*EXERCISE DETAILS*. From the first line of the listing below to the line with "from bokeh.resources import INLINE", print each line exactly, and nothing more. Leave out the pictures.

*DATA EXCERPT*.
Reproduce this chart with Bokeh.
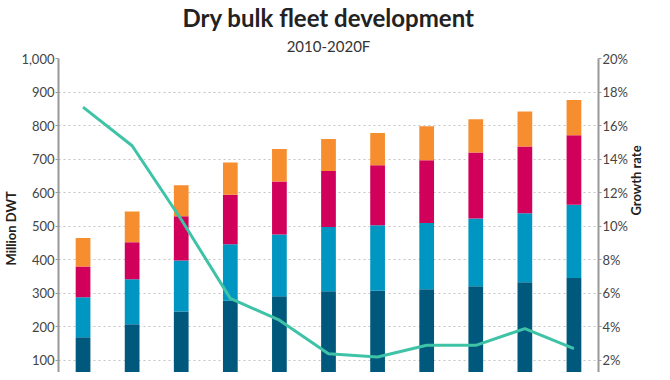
import math
from bokeh.plotting import figure
from bokeh.models import (ColumnDataSource, FactorRange, Range1d, LinearAxis,
                          NumeralTickFormatter, PrintfTickFormatter, FixedTicker,
                          Title)
from bokeh.embed import file_html
from bokeh.resources import INLINE

# ---- data ----
years = ["2010", "2011", "2012", "2013", "2014", "2015",
         "2016", "2017", "2018", "2019", "2020F"]
handysize = [169, 208, 246, 278, 291, 306, 308, 312, 321, 333, 346]
handymax = [119, 134, 152, 168, 184, 192, 195, 198, 202, 206, 218]
panamax = [92, 110, 132, 148, 158, 167, 179, 187, 197, 199, 207]
capesize = [85, 92, 92, 96, 97, 95, 96, 101, 99, 104, 105]
growth = [17.1, 14.8, 10.4, 5.7, 4.4, 2.4, 2.2, 2.9, 2.9, 3.9, 2.7]

left_ticks = [100, 200, 300, 400, 500, 600, 700, 800, 900, 1000]
right_ticks = [2, 4, 6, 8, 10, 12, 14, 16, 18, 20]

series = ["handysize", "handymax", "panamax", "capesize"]
colors = ["#00587c", "#0096c2", "#d1005a", "#f68d2e"]

source = ColumnDataSource(dict(years=years, handysize=handysize, handymax=handymax,
                               panamax=panamax, capesize=capesize))

FONT = "Lato"
y_lo, y_hi = 64, 1000

p = figure(width=654, height=372, x_range=FactorRange(factors=years, range_padding=0),
           y_range=Range1d(y_lo, y_hi), output_backend="svg", toolbar_location=None,
           min_border_left=40, min_border_right=55, min_border_bottom=0, min_border_top=0)
p.extra_y_ranges = {"growth": Range1d(y_lo / 50.0, y_hi / 50.0)}

p.vbar_stack(series, x="years", width=0.30, color=colors, line_color=None, source=source)
p.line(x=years, y=growth, y_range_name="growth", line_color="#3fc3a7", line_width=3)

p.xaxis.visible = False
p.xgrid.visible = False
p.ygrid.grid_line_color = "#c4c4c4"
p.ygrid.grid_line_dash = "2 3"
p.ygrid.grid_line_width = 1.2
p.ygrid.ticker = FixedTicker(ticks=left_ticks)
p.outline_line_color = None

ya = p.yaxis[0]
ya.ticker = FixedTicker(ticks=left_ticks)
ya.formatter = NumeralTickFormatter(format="0,0")

ra = LinearAxis(y_range_name="growth", ticker=FixedTicker(ticks=right_ticks),
                formatter=PrintfTickFormatter(format="%d%%"))
p.add_layout(ra, "right")

for ax in (ya, ra):
    ax.axis_line_color = "#999999"
    ax.axis_line_width = 2
    ax.major_tick_line_color = "#999999"
    ax.major_tick_out = 3
    ax.major_tick_in = 0
    ax.minor_tick_line_color = None
    ax.major_label_text_font = FONT
    ax.major_label_text_font_size = "13px"
    ax.major_label_text_color = "#444444"
    ax.major_label_standoff = 1

ra.axis_label = "Growth rate"
ra.axis_label_orientation = -3 * math.pi / 2
ra.axis_label_standoff = 5
ra.axis_label_text_font = FONT
ra.axis_label_text_font_size = "13px"
ra.axis_label_text_font_style = "bold"
ra.axis_label_text_color = "#222222"

p.add_layout(Title(text="2010-2020F", align="center", text_font=FONT,
                   text_font_size="15px", text_font_style="normal",
                   text_color="#333333", standoff=7), "above")
p.add_layout(Title(text="Dry bulk fleet development", align="center", text_font=FONT,
                   text_font_size="24px", text_font_style="bold",
                   text_color="#222222", standoff=0), "above")

p.add_layout(Title(text="Million DWT", align="left", offset=107, text_font=FONT,
                   text_font_size="13px", text_font_style="bold",
                   text_color="#222222", standoff=0), "left")

open("out.html", "w").write(file_html(p, INLINE))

*ANSWER BELOW*.
Reproduce this chart with Bokeh.
import math
from bokeh.plotting import figure
from bokeh.models import (ColumnDataSource, FactorRange, Range1d, LinearAxis,
                          NumeralTickFormatter, PrintfTickFormatter, FixedTicker,
                          Title)
from bokeh.embed import file_html
from bokeh.resources import INLINE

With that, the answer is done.